#### DATA BLOCK
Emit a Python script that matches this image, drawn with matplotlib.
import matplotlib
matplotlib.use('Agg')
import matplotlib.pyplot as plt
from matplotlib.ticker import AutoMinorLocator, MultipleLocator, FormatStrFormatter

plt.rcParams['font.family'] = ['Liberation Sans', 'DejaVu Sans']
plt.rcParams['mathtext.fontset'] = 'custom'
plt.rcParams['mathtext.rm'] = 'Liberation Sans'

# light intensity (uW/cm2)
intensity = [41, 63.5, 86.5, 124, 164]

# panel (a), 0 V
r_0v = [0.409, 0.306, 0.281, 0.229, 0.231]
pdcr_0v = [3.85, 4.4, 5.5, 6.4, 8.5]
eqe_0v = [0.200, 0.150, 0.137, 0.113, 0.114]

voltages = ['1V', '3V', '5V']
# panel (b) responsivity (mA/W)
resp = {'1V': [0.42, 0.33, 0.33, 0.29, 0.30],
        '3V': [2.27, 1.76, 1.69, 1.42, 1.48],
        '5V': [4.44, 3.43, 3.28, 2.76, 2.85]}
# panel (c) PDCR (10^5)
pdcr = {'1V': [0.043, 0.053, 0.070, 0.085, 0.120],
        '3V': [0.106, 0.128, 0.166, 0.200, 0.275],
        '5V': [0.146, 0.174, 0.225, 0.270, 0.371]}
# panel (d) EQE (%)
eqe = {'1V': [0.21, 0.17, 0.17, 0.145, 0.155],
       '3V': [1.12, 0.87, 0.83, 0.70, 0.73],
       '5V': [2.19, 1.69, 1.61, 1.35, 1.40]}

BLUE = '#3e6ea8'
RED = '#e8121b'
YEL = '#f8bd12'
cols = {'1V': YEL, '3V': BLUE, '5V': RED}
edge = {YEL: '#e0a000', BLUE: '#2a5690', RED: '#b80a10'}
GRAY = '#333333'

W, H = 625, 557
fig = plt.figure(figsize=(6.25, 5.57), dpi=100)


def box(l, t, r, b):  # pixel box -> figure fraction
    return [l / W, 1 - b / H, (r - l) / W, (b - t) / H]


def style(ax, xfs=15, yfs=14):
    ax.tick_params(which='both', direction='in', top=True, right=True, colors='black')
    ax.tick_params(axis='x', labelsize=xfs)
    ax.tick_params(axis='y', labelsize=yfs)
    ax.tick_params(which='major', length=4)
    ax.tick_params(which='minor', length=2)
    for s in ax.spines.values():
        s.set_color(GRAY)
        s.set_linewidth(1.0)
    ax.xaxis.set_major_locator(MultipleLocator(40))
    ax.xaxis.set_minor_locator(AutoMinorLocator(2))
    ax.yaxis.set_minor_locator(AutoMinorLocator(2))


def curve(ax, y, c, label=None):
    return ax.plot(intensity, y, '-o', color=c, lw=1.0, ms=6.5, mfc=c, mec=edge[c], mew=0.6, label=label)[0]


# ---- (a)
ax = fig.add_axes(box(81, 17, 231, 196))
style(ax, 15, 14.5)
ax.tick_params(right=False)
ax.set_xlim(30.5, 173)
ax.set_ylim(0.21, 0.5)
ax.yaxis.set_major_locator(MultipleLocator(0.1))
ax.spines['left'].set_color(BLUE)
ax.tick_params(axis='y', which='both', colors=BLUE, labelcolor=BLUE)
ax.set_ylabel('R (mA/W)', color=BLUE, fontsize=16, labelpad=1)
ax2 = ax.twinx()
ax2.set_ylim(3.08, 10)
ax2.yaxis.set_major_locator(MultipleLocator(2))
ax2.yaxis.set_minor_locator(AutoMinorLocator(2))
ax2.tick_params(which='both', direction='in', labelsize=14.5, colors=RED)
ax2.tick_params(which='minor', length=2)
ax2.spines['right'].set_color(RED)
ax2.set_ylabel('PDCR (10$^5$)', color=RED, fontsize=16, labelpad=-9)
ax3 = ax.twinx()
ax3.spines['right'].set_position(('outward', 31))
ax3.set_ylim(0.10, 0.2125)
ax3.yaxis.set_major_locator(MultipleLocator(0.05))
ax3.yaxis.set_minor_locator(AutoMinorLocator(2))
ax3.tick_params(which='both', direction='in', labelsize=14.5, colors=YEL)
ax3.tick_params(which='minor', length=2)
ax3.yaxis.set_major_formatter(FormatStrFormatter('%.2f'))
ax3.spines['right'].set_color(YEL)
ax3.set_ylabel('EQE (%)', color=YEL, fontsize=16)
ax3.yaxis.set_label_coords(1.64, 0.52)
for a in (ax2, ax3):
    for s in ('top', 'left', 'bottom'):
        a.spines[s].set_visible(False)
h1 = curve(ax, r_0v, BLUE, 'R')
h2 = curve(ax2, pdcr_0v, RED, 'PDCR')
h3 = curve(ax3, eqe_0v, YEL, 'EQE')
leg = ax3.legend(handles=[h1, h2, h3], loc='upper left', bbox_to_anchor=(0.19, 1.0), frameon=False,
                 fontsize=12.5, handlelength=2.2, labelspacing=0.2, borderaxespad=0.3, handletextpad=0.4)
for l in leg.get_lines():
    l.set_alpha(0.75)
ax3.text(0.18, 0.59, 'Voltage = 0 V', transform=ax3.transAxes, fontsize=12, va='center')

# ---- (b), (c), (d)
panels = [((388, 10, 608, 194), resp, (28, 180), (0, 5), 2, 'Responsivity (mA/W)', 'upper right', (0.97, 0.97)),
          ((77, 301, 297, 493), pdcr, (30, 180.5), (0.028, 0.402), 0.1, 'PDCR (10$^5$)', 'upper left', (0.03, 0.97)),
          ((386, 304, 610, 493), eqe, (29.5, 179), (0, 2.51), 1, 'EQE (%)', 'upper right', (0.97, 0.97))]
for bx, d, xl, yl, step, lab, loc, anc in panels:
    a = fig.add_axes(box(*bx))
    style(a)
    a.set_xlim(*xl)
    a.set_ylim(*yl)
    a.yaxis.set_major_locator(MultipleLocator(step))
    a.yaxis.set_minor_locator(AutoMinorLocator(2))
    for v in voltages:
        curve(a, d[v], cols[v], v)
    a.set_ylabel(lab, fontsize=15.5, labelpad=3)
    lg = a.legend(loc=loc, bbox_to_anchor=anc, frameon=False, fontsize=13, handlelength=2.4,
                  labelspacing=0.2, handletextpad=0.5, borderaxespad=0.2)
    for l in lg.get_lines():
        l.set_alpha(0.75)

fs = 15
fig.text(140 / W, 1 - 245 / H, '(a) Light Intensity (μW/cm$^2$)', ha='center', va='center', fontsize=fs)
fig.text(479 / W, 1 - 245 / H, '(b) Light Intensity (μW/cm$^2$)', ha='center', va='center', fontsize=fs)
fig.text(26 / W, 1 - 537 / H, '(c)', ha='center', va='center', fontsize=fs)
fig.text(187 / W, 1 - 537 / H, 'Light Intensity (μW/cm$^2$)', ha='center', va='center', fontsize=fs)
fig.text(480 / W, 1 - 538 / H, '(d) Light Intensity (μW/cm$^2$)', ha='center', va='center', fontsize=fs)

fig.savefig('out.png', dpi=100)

#### GOAL
What is the number of lines that hold the string "matplotlib"? Give it alone.

#### THE COMPLETED TASK
5